### Task data:

————

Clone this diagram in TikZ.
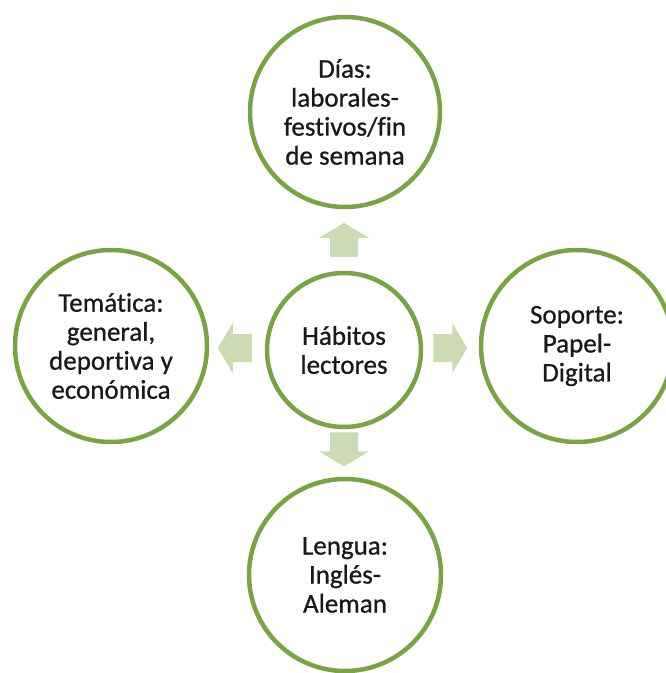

————

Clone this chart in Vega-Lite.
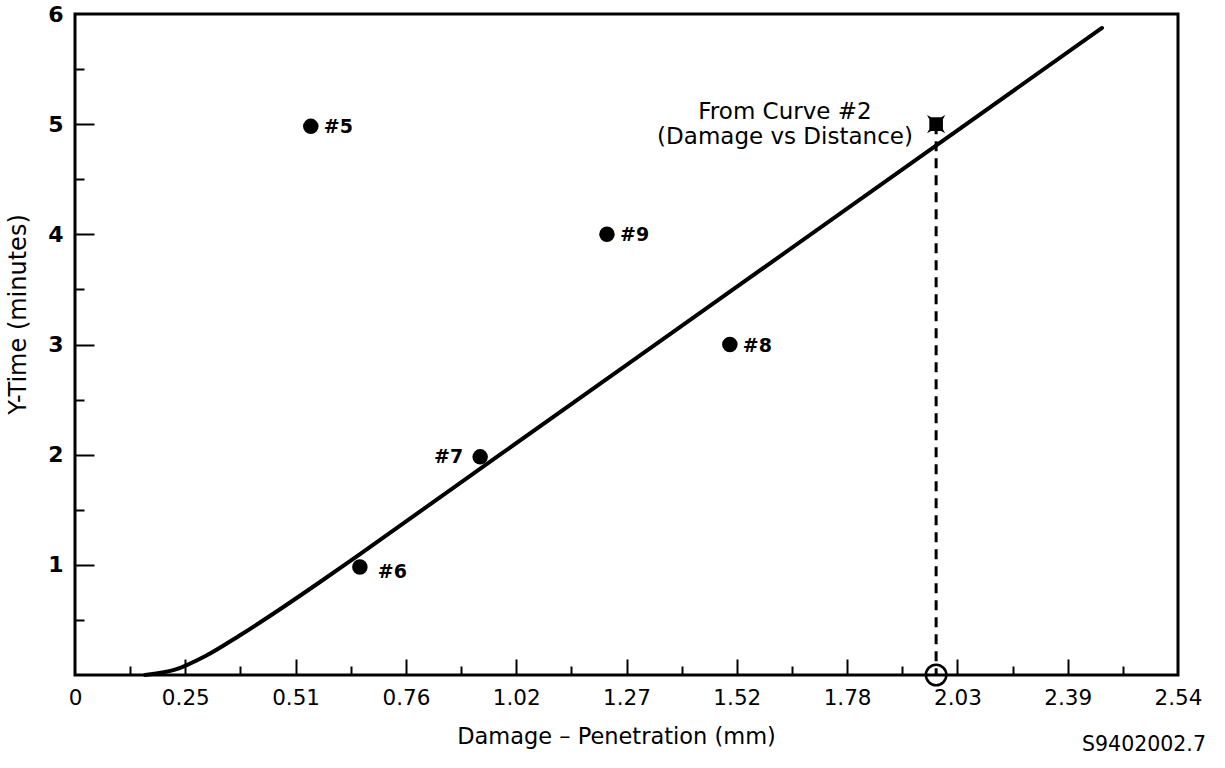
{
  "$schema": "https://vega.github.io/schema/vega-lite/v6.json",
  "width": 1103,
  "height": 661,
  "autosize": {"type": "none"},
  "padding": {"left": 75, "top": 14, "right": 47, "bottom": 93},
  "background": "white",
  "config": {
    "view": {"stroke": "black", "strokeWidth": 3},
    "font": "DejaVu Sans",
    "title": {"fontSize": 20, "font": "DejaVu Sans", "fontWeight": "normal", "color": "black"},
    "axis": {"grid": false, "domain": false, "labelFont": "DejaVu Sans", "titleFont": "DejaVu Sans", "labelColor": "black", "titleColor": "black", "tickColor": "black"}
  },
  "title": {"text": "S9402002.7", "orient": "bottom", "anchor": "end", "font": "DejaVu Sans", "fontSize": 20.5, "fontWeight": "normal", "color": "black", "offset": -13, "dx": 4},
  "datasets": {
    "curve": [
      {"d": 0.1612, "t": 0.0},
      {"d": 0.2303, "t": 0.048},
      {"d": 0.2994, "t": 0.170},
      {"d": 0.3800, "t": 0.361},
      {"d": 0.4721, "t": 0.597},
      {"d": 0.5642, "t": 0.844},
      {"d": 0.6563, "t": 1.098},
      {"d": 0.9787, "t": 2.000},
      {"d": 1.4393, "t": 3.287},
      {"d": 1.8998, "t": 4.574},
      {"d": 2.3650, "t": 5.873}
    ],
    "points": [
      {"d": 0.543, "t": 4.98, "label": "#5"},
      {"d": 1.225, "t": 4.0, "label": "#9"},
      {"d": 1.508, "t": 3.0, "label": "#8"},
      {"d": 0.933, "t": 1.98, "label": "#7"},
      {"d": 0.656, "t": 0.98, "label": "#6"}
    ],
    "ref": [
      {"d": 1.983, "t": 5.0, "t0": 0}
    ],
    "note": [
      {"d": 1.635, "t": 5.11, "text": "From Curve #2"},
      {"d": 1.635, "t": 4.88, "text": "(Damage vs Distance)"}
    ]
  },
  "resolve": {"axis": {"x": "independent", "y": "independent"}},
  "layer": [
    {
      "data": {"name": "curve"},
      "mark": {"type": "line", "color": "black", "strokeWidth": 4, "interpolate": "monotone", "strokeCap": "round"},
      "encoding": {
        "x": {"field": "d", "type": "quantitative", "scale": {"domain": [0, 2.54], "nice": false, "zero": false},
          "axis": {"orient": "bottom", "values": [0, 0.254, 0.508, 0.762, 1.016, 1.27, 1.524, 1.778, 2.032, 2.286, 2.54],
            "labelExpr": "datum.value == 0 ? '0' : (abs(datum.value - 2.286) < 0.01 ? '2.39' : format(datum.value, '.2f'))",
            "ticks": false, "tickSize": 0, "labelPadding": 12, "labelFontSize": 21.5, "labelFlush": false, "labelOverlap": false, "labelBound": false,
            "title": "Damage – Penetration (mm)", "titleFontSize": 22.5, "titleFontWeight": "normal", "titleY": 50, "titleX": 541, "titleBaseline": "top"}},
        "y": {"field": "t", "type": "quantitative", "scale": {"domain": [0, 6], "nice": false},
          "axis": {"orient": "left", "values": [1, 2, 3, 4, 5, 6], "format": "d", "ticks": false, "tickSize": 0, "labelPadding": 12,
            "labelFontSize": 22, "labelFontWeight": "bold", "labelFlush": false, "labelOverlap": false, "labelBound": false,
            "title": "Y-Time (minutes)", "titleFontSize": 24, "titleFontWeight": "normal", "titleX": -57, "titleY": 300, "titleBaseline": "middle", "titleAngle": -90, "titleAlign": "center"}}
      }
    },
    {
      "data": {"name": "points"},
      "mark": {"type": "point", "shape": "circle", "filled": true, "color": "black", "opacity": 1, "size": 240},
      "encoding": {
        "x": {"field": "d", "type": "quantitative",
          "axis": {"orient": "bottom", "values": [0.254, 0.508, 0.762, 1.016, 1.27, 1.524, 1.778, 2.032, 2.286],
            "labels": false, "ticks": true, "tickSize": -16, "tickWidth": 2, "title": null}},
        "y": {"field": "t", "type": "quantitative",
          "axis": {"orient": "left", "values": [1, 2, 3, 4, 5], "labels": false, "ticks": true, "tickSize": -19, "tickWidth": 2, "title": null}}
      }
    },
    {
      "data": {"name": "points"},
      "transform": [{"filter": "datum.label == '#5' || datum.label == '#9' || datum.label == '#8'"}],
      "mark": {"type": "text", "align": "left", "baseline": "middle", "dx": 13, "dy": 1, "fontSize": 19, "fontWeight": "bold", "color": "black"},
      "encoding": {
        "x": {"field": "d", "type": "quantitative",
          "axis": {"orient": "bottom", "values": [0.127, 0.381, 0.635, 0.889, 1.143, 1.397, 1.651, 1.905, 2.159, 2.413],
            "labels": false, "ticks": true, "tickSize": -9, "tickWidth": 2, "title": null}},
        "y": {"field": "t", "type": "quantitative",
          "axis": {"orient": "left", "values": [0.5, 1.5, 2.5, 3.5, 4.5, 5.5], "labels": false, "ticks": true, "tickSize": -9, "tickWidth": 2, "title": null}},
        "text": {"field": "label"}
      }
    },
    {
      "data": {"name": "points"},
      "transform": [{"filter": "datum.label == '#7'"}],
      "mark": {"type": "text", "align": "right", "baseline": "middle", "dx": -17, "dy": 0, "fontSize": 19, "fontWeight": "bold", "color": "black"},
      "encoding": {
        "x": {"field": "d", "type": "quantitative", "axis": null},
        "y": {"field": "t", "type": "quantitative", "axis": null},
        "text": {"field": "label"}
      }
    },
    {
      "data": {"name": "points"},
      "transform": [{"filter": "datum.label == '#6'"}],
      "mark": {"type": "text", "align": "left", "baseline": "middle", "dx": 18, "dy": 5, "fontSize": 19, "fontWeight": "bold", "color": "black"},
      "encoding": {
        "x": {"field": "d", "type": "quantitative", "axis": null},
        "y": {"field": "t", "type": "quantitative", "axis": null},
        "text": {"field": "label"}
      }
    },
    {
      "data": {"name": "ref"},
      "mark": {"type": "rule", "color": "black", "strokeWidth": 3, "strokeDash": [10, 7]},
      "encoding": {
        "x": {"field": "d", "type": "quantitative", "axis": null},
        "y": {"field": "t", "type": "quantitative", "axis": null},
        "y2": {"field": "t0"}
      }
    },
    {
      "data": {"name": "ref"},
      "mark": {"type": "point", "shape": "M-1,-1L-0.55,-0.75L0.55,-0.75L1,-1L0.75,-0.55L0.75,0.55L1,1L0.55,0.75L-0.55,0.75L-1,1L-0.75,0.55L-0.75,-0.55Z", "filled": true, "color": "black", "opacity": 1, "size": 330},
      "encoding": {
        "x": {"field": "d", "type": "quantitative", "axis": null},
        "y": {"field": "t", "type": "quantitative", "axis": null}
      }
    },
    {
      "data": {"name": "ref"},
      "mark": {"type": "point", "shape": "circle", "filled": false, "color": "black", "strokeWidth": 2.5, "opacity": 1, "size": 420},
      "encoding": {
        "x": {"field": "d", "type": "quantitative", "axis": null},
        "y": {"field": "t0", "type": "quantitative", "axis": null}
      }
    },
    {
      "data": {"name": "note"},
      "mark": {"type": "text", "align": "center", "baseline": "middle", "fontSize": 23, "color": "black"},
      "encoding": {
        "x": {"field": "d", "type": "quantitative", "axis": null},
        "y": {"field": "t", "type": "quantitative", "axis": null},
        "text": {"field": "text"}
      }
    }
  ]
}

————

### Stated exercise:
Whichever lines contain the string "Clone", select and copy them.

### Reply:
Clone this diagram in TikZ.
Clone this chart in Vega-Lite.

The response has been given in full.